Gonchar was amused by the possibility of a Three Rivers homecoming.

He is quite pleased with the direction of things in Ottawa, though. Still, the Penguins remain the NHL club with which he will always most identify himself. The chance to play with Malkin in the NHL, perhaps to finish his NHL career, is not something Gonchar would turn down.

Something to keep in mind from the Penguins’ perspective:

They are a group in transition, having traded a foundation player (Jordan Staal). More than at any point they are a club that belongs to Malkin and Sidney Crosby, and they will probably go only so far as those two stay healthy and dominant.

Adding Gonchar would not guarantee anything, but it would take some dressing-room pressure off Malkin and Crosby. Much has been written, and is being written, about the Malkin-Gonchar relationship – but not enough attention has been paid to the close relationship Gonchar and Crosby share. Crosby described him as one of his “best” teammates.

Gonchar was the glue for the 2008-09 Penguins. Their rise from the dead coincided with his return from a preseason shoulder injury, and he teamed with Brooks Orpik to form inarguably the best defense pairing of the Crosby-Malkin era.

The Penguins clubs that played in the 2008 and 2009 Cup Finals were blessed with deep bluelines. Remember that former coach Michel Therrien inserted veteran Darryl Sydor into the lineup when Kris Letang struggled during the 2008 Final, and Dan Bylsma turned to Alex Goligoski when Gonchar was hurt midway through the 2009 Cup run?

A shortened season might benefit the Penguins this season, because even with the loss of Staal and some other changes, they remain a group of players familiar with one another. There will be few players needing to adjust to a new system. Adding Gonchar to that mix would be adding a veteran that knows the group and the system, and it could pave the way for these defense pairings:

Paul Martin-Letang; Gonchar-Orpik; Matt Niskanen-Simon Despres; and depth with the likes of Deryk Engelland, Ben Lovejoy and guys like Dylan Reese in the minors.

That top six would rival anybody in the East, especially because each unit would have a strong puck-mover – something that is a must for Bylsma’s system. Also, it would provide some cover for Despres, who as a rookie would benefit by receiving a push from ready vets such as Engelland and Lovejoy.

Penguins GM Ray Shero said you need 10 quality defensemen to win in the NHL. The salary cap does not allow for endlessly deep bluelines. But adding Gonchar, if the Penguins could, would turn a possible question mark into perhaps the club’s great strength.

Ask this: Would fans feel more comfortable knowing a shortened-season run by the Penguins included a Sarge?

• The Three Rivers Classic starts Friday at Consol Energy Center. A lower-bowl sellout is expected, which is no insignificant accomplishment considering the Penguins have not been able to use their multitude of platforms to promote this college hockey showcase. Robert Morris takes on upstart Penn State in one Friday game, with Ohio State and Miami University (Ohio) in another. A championship Saturday follows.
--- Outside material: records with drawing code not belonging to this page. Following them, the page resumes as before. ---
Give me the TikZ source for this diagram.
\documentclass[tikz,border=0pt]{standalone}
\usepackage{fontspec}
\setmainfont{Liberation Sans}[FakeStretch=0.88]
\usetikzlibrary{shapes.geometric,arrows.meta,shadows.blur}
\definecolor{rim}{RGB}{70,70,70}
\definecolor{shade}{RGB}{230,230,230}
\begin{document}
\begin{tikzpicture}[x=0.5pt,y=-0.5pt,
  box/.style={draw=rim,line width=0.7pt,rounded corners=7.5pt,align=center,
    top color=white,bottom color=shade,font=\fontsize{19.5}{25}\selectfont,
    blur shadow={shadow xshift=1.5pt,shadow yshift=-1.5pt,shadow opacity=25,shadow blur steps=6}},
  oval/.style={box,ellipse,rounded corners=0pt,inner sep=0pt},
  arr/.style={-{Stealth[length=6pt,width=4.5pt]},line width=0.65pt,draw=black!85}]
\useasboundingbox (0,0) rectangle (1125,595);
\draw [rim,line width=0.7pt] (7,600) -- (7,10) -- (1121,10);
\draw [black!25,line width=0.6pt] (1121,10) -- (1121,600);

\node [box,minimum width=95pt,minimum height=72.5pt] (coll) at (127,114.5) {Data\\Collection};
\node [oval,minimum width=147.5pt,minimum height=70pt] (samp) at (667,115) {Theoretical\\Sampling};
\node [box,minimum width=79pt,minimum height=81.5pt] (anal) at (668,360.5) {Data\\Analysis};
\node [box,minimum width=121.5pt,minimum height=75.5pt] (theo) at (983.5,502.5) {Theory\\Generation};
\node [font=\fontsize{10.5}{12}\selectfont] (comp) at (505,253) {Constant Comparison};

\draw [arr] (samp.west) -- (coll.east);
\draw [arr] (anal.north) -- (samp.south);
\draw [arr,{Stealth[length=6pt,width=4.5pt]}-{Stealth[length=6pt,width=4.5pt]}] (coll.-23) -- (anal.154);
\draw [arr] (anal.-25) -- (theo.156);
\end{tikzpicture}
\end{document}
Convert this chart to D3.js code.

This is no mere test-run for the 2012 Frozen Four. The Three Rivers Classic is something the Penguins and Robert Morris plan to make an annual winter event, and the fact that about 10,000 people will take in Day 1 during a season when there has been no NHL – hey, that speaks to just how far Pittsburgh has come as a hockey town.

This isn’t just a Penguins hockey town anymore, kids. That’s a good thing for puckheads like this blog author and Josh Yohe, who will have the Classic covered for Trib Total Media’s hockey team.